SOURCE MATERIAL
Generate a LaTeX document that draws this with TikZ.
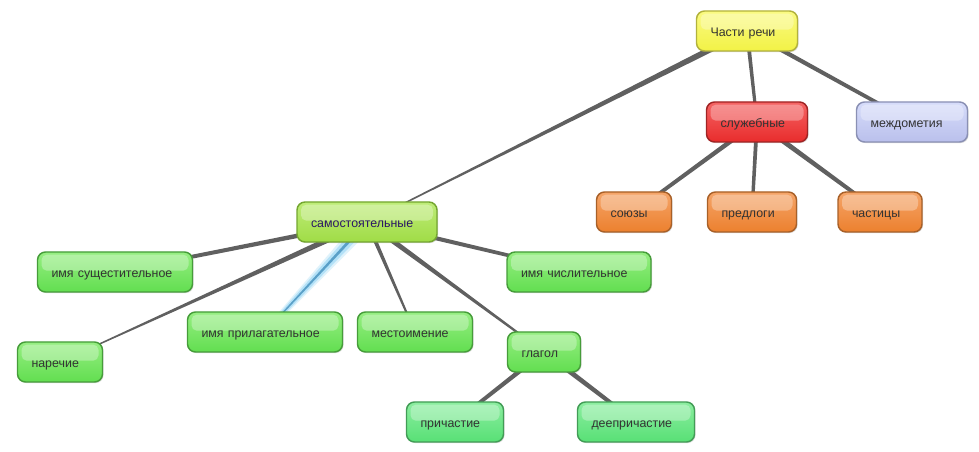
\documentclass[tikz,border=0pt]{standalone}
\usepackage{fontspec}
\setmainfont{Liberation Sans}
\usetikzlibrary{calc,shadows,backgrounds}

\definecolor{edgegray}{RGB}{96,96,96}
\definecolor{textgray}{RGB}{51,51,51}
\definecolor{yellowfill}{RGB}{242,242,70}
\definecolor{yellowtop}{RGB}{250,250,130}
\definecolor{yellowline}{RGB}{178,178,60}
\definecolor{redfill}{RGB}{232,44,44}
\definecolor{redtop}{RGB}{245,100,100}
\definecolor{redline}{RGB}{160,36,36}
\definecolor{lilacfill}{RGB}{186,192,236}
\definecolor{lilactop}{RGB}{214,220,250}
\definecolor{lilacline}{RGB}{138,144,180}
\definecolor{orangefill}{RGB}{236,128,46}
\definecolor{orangetop}{RGB}{245,165,105}
\definecolor{orangeline}{RGB}{168,96,40}
\definecolor{limefill}{RGB}{160,220,70}
\definecolor{limetop}{RGB}{190,236,120}
\definecolor{limeline}{RGB}{116,166,48}
\definecolor{greenfill}{RGB}{98,222,80}
\definecolor{greentop}{RGB}{150,238,130}
\definecolor{greenline}{RGB}{70,156,58}
\definecolor{mintfill}{RGB}{88,224,118}
\definecolor{minttop}{RGB}{140,238,160}
\definecolor{mintline}{RGB}{66,156,86}
\definecolor{glowblue}{RGB}{150,215,245}
\definecolor{coreblue}{RGB}{90,160,200}
\definecolor{indigo}{RGB}{43,22,102}

\tikzset{
  box/.style={rectangle, rounded corners=6pt, line width=1.1pt,
    minimum height=30pt, inner xsep=10.5pt, inner ysep=0pt,
    text width=#1, text height=8pt, text depth=0pt,
    align=left, text=textgray,
    font=\fontsize{9.3}{11}\selectfont,
    drop shadow={shadow xshift=0.8pt, shadow yshift=-0.8pt, opacity=0.3},
    path picture={\fill[white, opacity=0.3, rounded corners=4pt]
      ([xshift=3pt,yshift=-2pt]path picture bounding box.north west) rectangle
      ([xshift=-3pt,yshift=1pt]path picture bounding box.east);}},
  yellowbox/.style={box=#1, draw=yellowline, top color=yellowtop, bottom color=yellowfill},
  redbox/.style={box=#1, draw=redline, top color=redtop, bottom color=redfill},
  lilacbox/.style={box=#1, draw=lilacline, top color=lilactop, bottom color=lilacfill},
  orangebox/.style={box=#1, draw=orangeline, top color=orangetop, bottom color=orangefill},
  limebox/.style={box=#1, draw=limeline, top color=limetop, bottom color=limefill},
  greenbox/.style={box=#1, draw=greenline, top color=greentop, bottom color=greenfill},
  mintbox/.style={box=#1, draw=mintline, top color=minttop, bottom color=mintfill},
  edge/.style={fill=edgegray}
}

% tapered connector: [style]{from}{to}{half width at from}{half width at to}
\newcommand{\branch}[5][edge]{%
  \fill[#1] ($(#2)!#4!90:(#3)$) -- ($(#3)!#5!-90:(#2)$)
    -- ($(#3)!#5!90:(#2)$) -- ($(#2)!#4!-90:(#3)$) -- cycle;}

\begin{document}
\begin{tikzpicture}[x=0.75pt, y=-0.75pt]
  \useasboundingbox (0,0) rectangle (979,452);

  % top
  \node[yellowbox=54.75pt] (chasti) at (747,31) {Части речи};
  \node[redbox=54.75pt] (sluzh) at (757,122) {служебные};
  \node[lilacbox=62.25pt] (mezhd) at (912,122) {междометия};
  \node[orangebox=35.25pt] (soyuzy) at (634,212) {союзы};
  \node[orangebox=45.75pt] (predlogi) at (752,212) {предлоги};
  \node[orangebox=42pt] (chastitsy) at (880,212) {частицы};

  % left branch
  \node[limebox=84pt, text=indigo] (samost) at (367,222) {самостоятельные};
  \node[greenbox=95.25pt] (sush) at (115,272) {имя сущестительное};
  \node[greenbox=87pt] (chisl) at (579,272) {имя числительное};
  \node[greenbox=42.75pt] (narech) at (60,362) {наречие};
  \node[greenbox=95.25pt] (prilag) at (265,332) {имя прилагательное};
  \node[greenbox=65.25pt] (mestoim) at (415,332) {местоимение};
  \node[greenbox=33.75pt] (glagol) at (544,352) {глагол};
  \node[mintbox=51.75pt] (prich) at (455,422) {причастие};
  \node[mintbox=66.75pt] (deepr) at (636,422) {деепричастие};

  \begin{pgfonlayer}{background}
    \fill[white] (0,0) rectangle (979,452);
    \branch{chasti}{samost}{2.4pt}{0.35pt}
    \branch{chasti}{sluzh}{1.5pt}{1.1pt}
    \branch{chasti}{mezhd}{1.7pt}{1.3pt}
    \branch{sluzh}{soyuzy}{1.8pt}{1.3pt}
    \branch{sluzh}{predlogi}{1.5pt}{1.2pt}
    \branch{sluzh}{chastitsy}{2pt}{1.3pt}
    \branch{samost}{sush}{1.8pt}{1.3pt}
    \branch{samost}{narech}{2.3pt}{0.3pt}
    % selected link with glow
    \branch[fill=glowblue, opacity=0.3]{samost}{prilag}{6pt}{1.8pt}
    \branch[fill=glowblue, opacity=0.6]{samost}{prilag}{3.8pt}{1.1pt}
    \branch[fill=coreblue]{samost}{prilag}{1.2pt}{0.4pt}
    \branch{samost}{mestoim}{1.6pt}{0.6pt}
    \branch{samost}{glagol}{2.1pt}{0.6pt}
    \branch{samost}{chisl}{1.7pt}{1.2pt}
    \branch{glagol}{prich}{1.8pt}{1.3pt}
    \branch{glagol}{deepr}{2pt}{1.3pt}
  \end{pgfonlayer}
\end{tikzpicture}
\end{document}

GIVEN REQUEST
Every line of text is to be repeated exactly; pictures are left out.

OUTPUT BELOW
Generate a LaTeX document that draws this with TikZ.
\documentclass[tikz,border=0pt]{standalone}
\usepackage{fontspec}
\setmainfont{Liberation Sans}
\usetikzlibrary{calc,shadows,backgrounds}

\definecolor{edgegray}{RGB}{96,96,96}
\definecolor{textgray}{RGB}{51,51,51}
\definecolor{yellowfill}{RGB}{242,242,70}
\definecolor{yellowtop}{RGB}{250,250,130}
\definecolor{yellowline}{RGB}{178,178,60}
\definecolor{redfill}{RGB}{232,44,44}
\definecolor{redtop}{RGB}{245,100,100}
\definecolor{redline}{RGB}{160,36,36}
\definecolor{lilacfill}{RGB}{186,192,236}
\definecolor{lilactop}{RGB}{214,220,250}
\definecolor{lilacline}{RGB}{138,144,180}
\definecolor{orangefill}{RGB}{236,128,46}
\definecolor{orangetop}{RGB}{245,165,105}
\definecolor{orangeline}{RGB}{168,96,40}
\definecolor{limefill}{RGB}{160,220,70}
\definecolor{limetop}{RGB}{190,236,120}
\definecolor{limeline}{RGB}{116,166,48}
\definecolor{greenfill}{RGB}{98,222,80}
\definecolor{greentop}{RGB}{150,238,130}
\definecolor{greenline}{RGB}{70,156,58}
\definecolor{mintfill}{RGB}{88,224,118}
\definecolor{minttop}{RGB}{140,238,160}
\definecolor{mintline}{RGB}{66,156,86}
\definecolor{glowblue}{RGB}{150,215,245}
\definecolor{coreblue}{RGB}{90,160,200}
\definecolor{indigo}{RGB}{43,22,102}

\tikzset{
  box/.style={rectangle, rounded corners=6pt, line width=1.1pt,
    minimum height=30pt, inner xsep=10.5pt, inner ysep=0pt,
    text width=#1, text height=8pt, text depth=0pt,
    align=left, text=textgray,
    font=\fontsize{9.3}{11}\selectfont,
    drop shadow={shadow xshift=0.8pt, shadow yshift=-0.8pt, opacity=0.3},
    path picture={\fill[white, opacity=0.3, rounded corners=4pt]
      ([xshift=3pt,yshift=-2pt]path picture bounding box.north west) rectangle
      ([xshift=-3pt,yshift=1pt]path picture bounding box.east);}},
  yellowbox/.style={box=#1, draw=yellowline, top color=yellowtop, bottom color=yellowfill},
  redbox/.style={box=#1, draw=redline, top color=redtop, bottom color=redfill},
  lilacbox/.style={box=#1, draw=lilacline, top color=lilactop, bottom color=lilacfill},
  orangebox/.style={box=#1, draw=orangeline, top color=orangetop, bottom color=orangefill},
  limebox/.style={box=#1, draw=limeline, top color=limetop, bottom color=limefill},
  greenbox/.style={box=#1, draw=greenline, top color=greentop, bottom color=greenfill},
  mintbox/.style={box=#1, draw=mintline, top color=minttop, bottom color=mintfill},
  edge/.style={fill=edgegray}
}

% tapered connector: [style]{from}{to}{half width at from}{half width at to}
\newcommand{\branch}[5][edge]{%
  \fill[#1] ($(#2)!#4!90:(#3)$) -- ($(#3)!#5!-90:(#2)$)
    -- ($(#3)!#5!90:(#2)$) -- ($(#2)!#4!-90:(#3)$) -- cycle;}

\begin{document}
\begin{tikzpicture}[x=0.75pt, y=-0.75pt]
  \useasboundingbox (0,0) rectangle (979,452);

  % top
  \node[yellowbox=54.75pt] (chasti) at (747,31) {Части речи};
  \node[redbox=54.75pt] (sluzh) at (757,122) {служебные};
  \node[lilacbox=62.25pt] (mezhd) at (912,122) {междометия};
  \node[orangebox=35.25pt] (soyuzy) at (634,212) {союзы};
  \node[orangebox=45.75pt] (predlogi) at (752,212) {предлоги};
  \node[orangebox=42pt] (chastitsy) at (880,212) {частицы};

  % left branch
  \node[limebox=84pt, text=indigo] (samost) at (367,222) {самостоятельные};
  \node[greenbox=95.25pt] (sush) at (115,272) {имя сущестительное};
  \node[greenbox=87pt] (chisl) at (579,272) {имя числительное};
  \node[greenbox=42.75pt] (narech) at (60,362) {наречие};
  \node[greenbox=95.25pt] (prilag) at (265,332) {имя прилагательное};
  \node[greenbox=65.25pt] (mestoim) at (415,332) {местоимение};
  \node[greenbox=33.75pt] (glagol) at (544,352) {глагол};
  \node[mintbox=51.75pt] (prich) at (455,422) {причастие};
  \node[mintbox=66.75pt] (deepr) at (636,422) {деепричастие};

  \begin{pgfonlayer}{background}
    \fill[white] (0,0) rectangle (979,452);
    \branch{chasti}{samost}{2.4pt}{0.35pt}
    \branch{chasti}{sluzh}{1.5pt}{1.1pt}
    \branch{chasti}{mezhd}{1.7pt}{1.3pt}
    \branch{sluzh}{soyuzy}{1.8pt}{1.3pt}
    \branch{sluzh}{predlogi}{1.5pt}{1.2pt}
    \branch{sluzh}{chastitsy}{2pt}{1.3pt}
    \branch{samost}{sush}{1.8pt}{1.3pt}
    \branch{samost}{narech}{2.3pt}{0.3pt}
    % selected link with glow
    \branch[fill=glowblue, opacity=0.3]{samost}{prilag}{6pt}{1.8pt}
    \branch[fill=glowblue, opacity=0.6]{samost}{prilag}{3.8pt}{1.1pt}
    \branch[fill=coreblue]{samost}{prilag}{1.2pt}{0.4pt}
    \branch{samost}{mestoim}{1.6pt}{0.6pt}
    \branch{samost}{glagol}{2.1pt}{0.6pt}
    \branch{samost}{chisl}{1.7pt}{1.2pt}
    \branch{glagol}{prich}{1.8pt}{1.3pt}
    \branch{glagol}{deepr}{2pt}{1.3pt}
  \end{pgfonlayer}
\end{tikzpicture}
\end{document}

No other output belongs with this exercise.